How do you bolster the case for bagging a middleweight black hole?
Astronomers are intrigued with this week's announcement that a team of Europeans has found the best evidence yet for a missing link along the evolutionary line of black holes -- a so-called intermediate-mass black hole.
The ultimate evidence may await a new generation of space telescopes to observe such objects.
Harvard University astrophysicist Avi Loeb points out that one way to confirm a very large black hole's mass is through its effect on the orbits of stars nearby. Those closer to the intermediate black hole will have far faster orbital velocities than stars farther away. That's what astronomers have done to estimate the mass of supermassive black holes at the hearts of galaxies, including the Milky Way.

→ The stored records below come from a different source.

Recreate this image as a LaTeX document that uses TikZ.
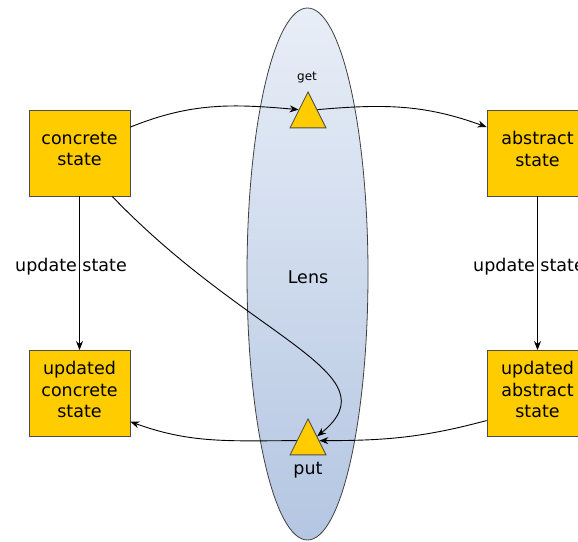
\documentclass[tikz,border=0pt]{standalone}
\usepackage{fontspec}
\setmainfont{DejaVu Sans}
\usetikzlibrary{arrows.meta, shapes.geometric}
\definecolor{statec}{HTML}{FFCC00}
\definecolor{lenstop}{HTML}{E8EEF7}
\definecolor{lensbot}{HTML}{B4C6E2}

\begin{document}
\begin{tikzpicture}[x=1pt, y=1pt, >={Stealth[length=9pt, width=7pt]},
    line width=0.9pt, font=\fontsize{17.5}{21.5}\selectfont,
    box/.style={draw=black!70, fill=statec, minimum width=101pt,
      minimum height=86pt, align=center, inner sep=0pt, text depth=8pt,
      line width=0.8pt},
    tri/.style={isosceles triangle, isosceles triangle apex angle=53,
      isosceles triangle stretches, shape border rotate=90,
      draw=black!70, fill=statec, inner sep=0pt, line width=0.8pt,
      minimum height=36pt, minimum width=36pt}]
  \useasboundingbox (0,0) rectangle (578,541);
  % the lens
  \draw[black!75, line width=0.8pt, top color=lenstop, bottom color=lensbot]
    (307.5,267) ellipse (60.5 and 266);
  \node (lens) at (308,264) {Lens};

  \node[box] (concrete) at (79.5,388) {concrete\\state};
  \node[box] (abstract) at (537.5,388) {abstract\\state};
  \node[box] (updcon) at (79.5,147.5) {updated\\concrete\\state};
  \node[box] (updabs) at (537.5,147.5) {updated\\abstract\\state};

  \node[tri, anchor=apex] (get) at (308,450) {};
  \node[tri, anchor=apex] (put) at (308,123) {};
  \node[font=\fontsize{12}{14}\selectfont] (getlbl) at (307,463.5) {get};
  \node (putlbl) at (308,71) {put};

  \draw[->] (concrete.27) to[out=22, in=175] (get.left side);
  \draw[->] (get.right side) to[out=5, in=160] (abstract.153);
  \draw[->] (concrete) -- node[xshift=-8.5pt, yshift=7pt] (updl) {update state} (updcon);
  \draw[->] (abstract) -- node[xshift=-8.5pt, yshift=7pt] (updr) {update state} (updabs);
  \draw[->] (updabs.208) to[out=195, in=0] ([xshift=2pt, yshift=-4pt]put.right side);
  \draw[->] ([xshift=-2pt, yshift=-4pt]put.left side) to[out=180, in=-20] (updcon.-29);
  \draw[->] (concrete.-53) .. controls (250,201) and (395,168) .. (put);
\end{tikzpicture}
\end{document}
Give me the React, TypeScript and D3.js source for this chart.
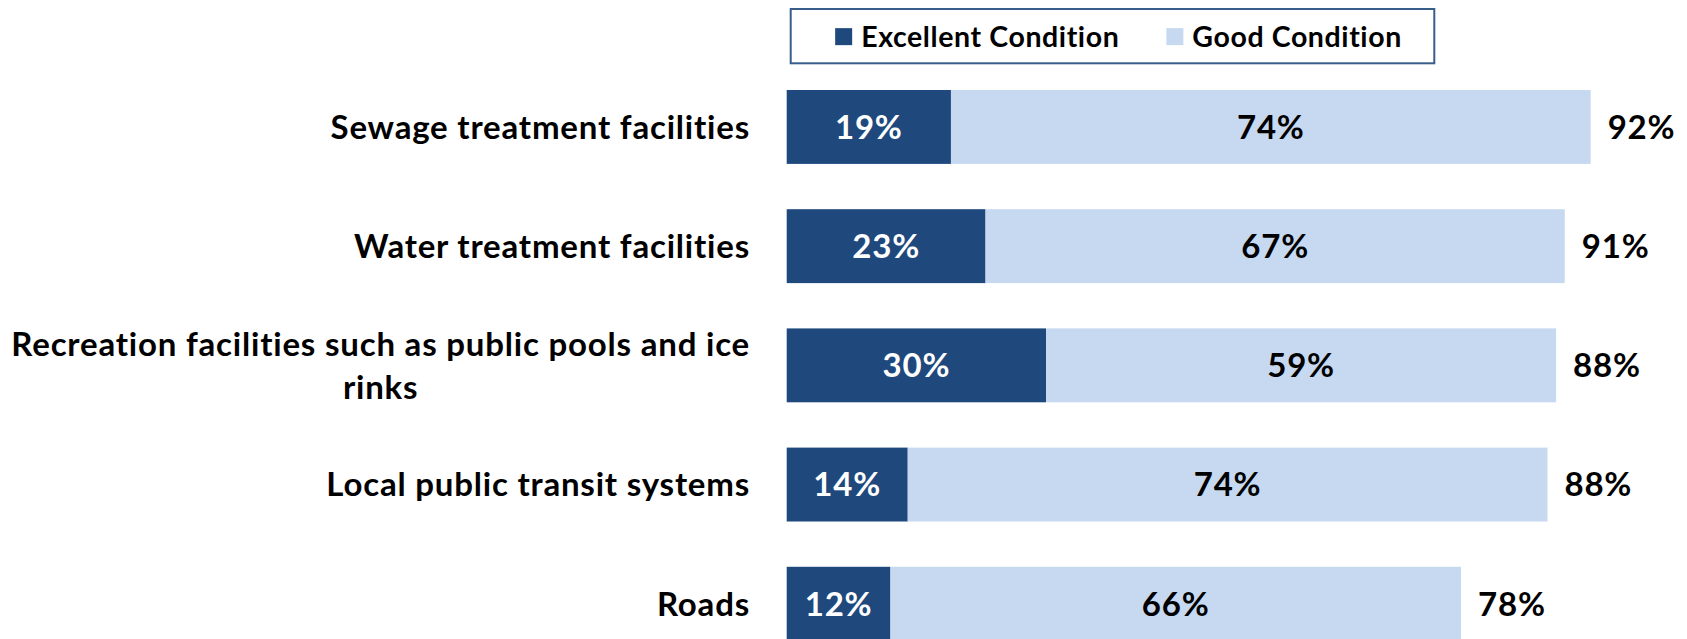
import React, { useEffect, useRef } from "react";
import * as d3 from "d3";

const categories = [
  "Sewage treatment facilities",
  "Water treatment facilities",
  "Recreation facilities such as public pools and ice rinks",
  "Local public transit systems",
  "Roads",
];
const excellent = [19, 23, 30, 14, 12];
const good = [74, 67, 59, 74, 66];
const totals = [92, 91, 88, 88, 78];
const seriesNames = ["Excellent Condition", "Good Condition"];

const DARK = "#1F497D";
const LIGHT = "#C6D9F1";
const FONT = "Lato, 'Open Sans', sans-serif";

const App = () => {
  const ref = useRef<SVGSVGElement>(null);

  useEffect(() => {
    const width = 1687;
    const height = 639;
    const svg = d3.select(ref.current);
    svg.selectAll("*").remove();
    svg.attr("viewBox", `0 0 ${width} ${height}`);

    const labelSize = 33;
    const labelSpacing = 0.8;
    const legendSize = 28.5;
    const legendSpacing = 0.6;
    const barLeft = 786.7;

    const x = d3.scaleLinear().domain([0, 100]).range([barLeft, barLeft + 864.5]);
    const y = d3
      .scaleBand()
      .domain(categories)
      .range([90, 640.7])
      .paddingInner(0.38)
      .paddingOuter(0);

    const g = svg.append("g");

    const rows = categories.map((c, i) => ({
      cat: c,
      ex: excellent[i],
      gd: good[i],
      tot: totals[i],
    }));

    // dark segments
    g.selectAll("rect.ex")
      .data(rows)
      .join("rect")
      .attr("class", "ex")
      .attr("x", x(0))
      .attr("y", (d) => y(d.cat)!)
      .attr("width", (d) => x(d.ex) - x(0))
      .attr("height", y.bandwidth())
      .attr("fill", DARK);

    // light segments
    g.selectAll("rect.gd")
      .data(rows)
      .join("rect")
      .attr("class", "gd")
      .attr("x", (d) => x(d.ex))
      .attr("y", (d) => y(d.cat)!)
      .attr("width", (d) => x(d.ex + d.gd) - x(d.ex))
      .attr("height", y.bandwidth())
      .attr("fill", LIGHT);

    const txt = (sel: any) =>
      sel
        .attr("font-family", FONT)
        .attr("font-weight", 700)
        .attr("font-size", labelSize)
        .attr("letter-spacing", labelSpacing)
        .attr("dy", "0.36em");

    g.selectAll("text.exl")
      .data(rows)
      .join("text")
      .attr("class", "exl")
      .attr("x", (d) => (x(0) + x(d.ex)) / 2)
      .attr("y", (d) => y(d.cat)! + y.bandwidth() / 2)
      .attr("text-anchor", "middle")
      .attr("fill", "#fff")
      .call(txt)
      .text((d) => `${d.ex}%`);

    g.selectAll("text.gdl")
      .data(rows)
      .join("text")
      .attr("class", "gdl")
      .attr("x", (d) => (x(d.ex) + x(d.ex + d.gd)) / 2)
      .attr("y", (d) => y(d.cat)! + y.bandwidth() / 2)
      .attr("text-anchor", "middle")
      .attr("fill", "#000")
      .call(txt)
      .text((d) => `${d.gd}%`);

    g.selectAll("text.tot")
      .data(rows)
      .join("text")
      .attr("class", "tot")
      .attr("x", (d) => x(d.ex + d.gd) + 17)
      .attr("y", (d) => y(d.cat)! + y.bandwidth() / 2)
      .attr("text-anchor", "start")
      .attr("fill", "#000")
      .call(txt)
      .text((d) => `${d.tot}%`);

    // category labels, wrapped and centred as a block right-aligned to the bars
    const labelRight = 750;
    const maxWidth = 780;
    const lineHeight = 43;
    categories.forEach((c) => {
      const words = c.split(" ");
      const probe = g
        .append("text")
        .attr("font-family", FONT)
        .attr("font-weight", 700)
        .attr("font-size", labelSize)
        .attr("letter-spacing", labelSpacing);
      const lines: string[] = [];
      let cur = "";
      words.forEach((w) => {
        const test = cur ? cur + " " + w : w;
        probe.text(test);
        if ((probe.node() as SVGTextElement).getComputedTextLength() > maxWidth && cur) {
          lines.push(cur);
          cur = w;
        } else cur = test;
      });
      lines.push(cur);
      const widths = lines.map((l) => {
        probe.text(l);
        return (probe.node() as SVGTextElement).getComputedTextLength();
      });
      probe.remove();
      const blockW = d3.max(widths)!;
      const cx = labelRight - blockW / 2;
      const cy = y(c)! + y.bandwidth() / 2;
      lines.forEach((l, k) => {
        g.append("text")
          .attr("x", lines.length > 1 ? cx : labelRight)
          .attr("y", cy + (k - (lines.length - 1) / 2) * lineHeight)
          .attr("text-anchor", lines.length > 1 ? "middle" : "end")
          .attr("fill", "#000")
          .call(txt)
          .text(l);
      });
    });

    // legend
    const legend = svg.append("g");
    const box = { x: 790.7, y: 9, w: 643.6, h: 54.3 };
    legend
      .append("rect")
      .attr("x", box.x)
      .attr("y", box.y)
      .attr("width", box.w)
      .attr("height", box.h)
      .attr("fill", "#fff")
      .attr("stroke", "#385D8A")
      .attr("stroke-width", 2);

    const items = legend.append("g");
    let cx = 0;
    const colors = [DARK, LIGHT];
    seriesNames.forEach((name, i) => {
      items
        .append("rect")
        .attr("x", cx)
        .attr("y", -8.5)
        .attr("width", 17)
        .attr("height", 17)
        .attr("fill", colors[i]);
      const t = items
        .append("text")
        .attr("x", cx + 26)
        .attr("y", 0)
        .attr("dy", "0.36em")
        .attr("font-family", FONT)
        .attr("font-weight", 700)
        .attr("font-size", legendSize)
        .attr("letter-spacing", legendSpacing)
        .attr("fill", "#000")
        .text(name);
      const w = (t.node() as SVGTextElement).getComputedTextLength();
      cx += 26 + w + 47;
    });
    const itemsW = cx - 47;
    items.attr(
      "transform",
      `translate(${box.x + box.w / 2 + 6 - itemsW / 2},${box.y + box.h / 2 + 0.5})`
    );
  }, []);

  return (
    <div>
      <svg
        ref={ref}
        width={1687}
        height={639}
        style={{ position: "absolute", left: 0, top: 0, background: "#fff" }}
      />
    </div>
  );
};

export default App;
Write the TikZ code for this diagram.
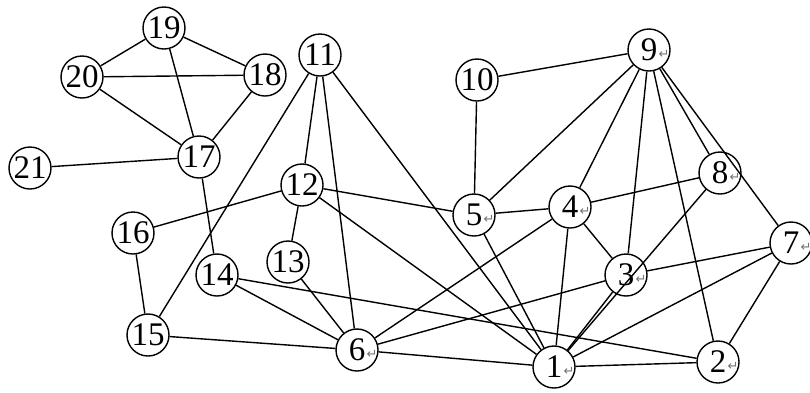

Another approach involves observing the object in the ultraviolet portion of the electromagnetic spectrum and comparing the results with modeling estimates of what those emissions should look like for an intermediate-mass black hole. Sean Farrell, who led the research team, says that's the next step the team is taking.
Dr. Farrell's colleague Oliver Godet adds that another way to confirm HLX-1's mass is by looking at the signature of iron atoms in the object's spectrum. Iron's spectral lines "are thought to originate from ionized iron gas in the accretion disc close to the black hole," he writes in an email. That line should be highly distorted by the effects of being so close to the black hole.
But it will take a new generation of more sensitive x-ray telescopes to tease out that signature, he adds.
Help may be on the way. NASA, ESA, and Japan's space agency are looking at a joint International X-ray Observatory project. Simulations of that orbiting telescope's capabilities suggest it would be able to make the kind of observation Dr. Godet describes.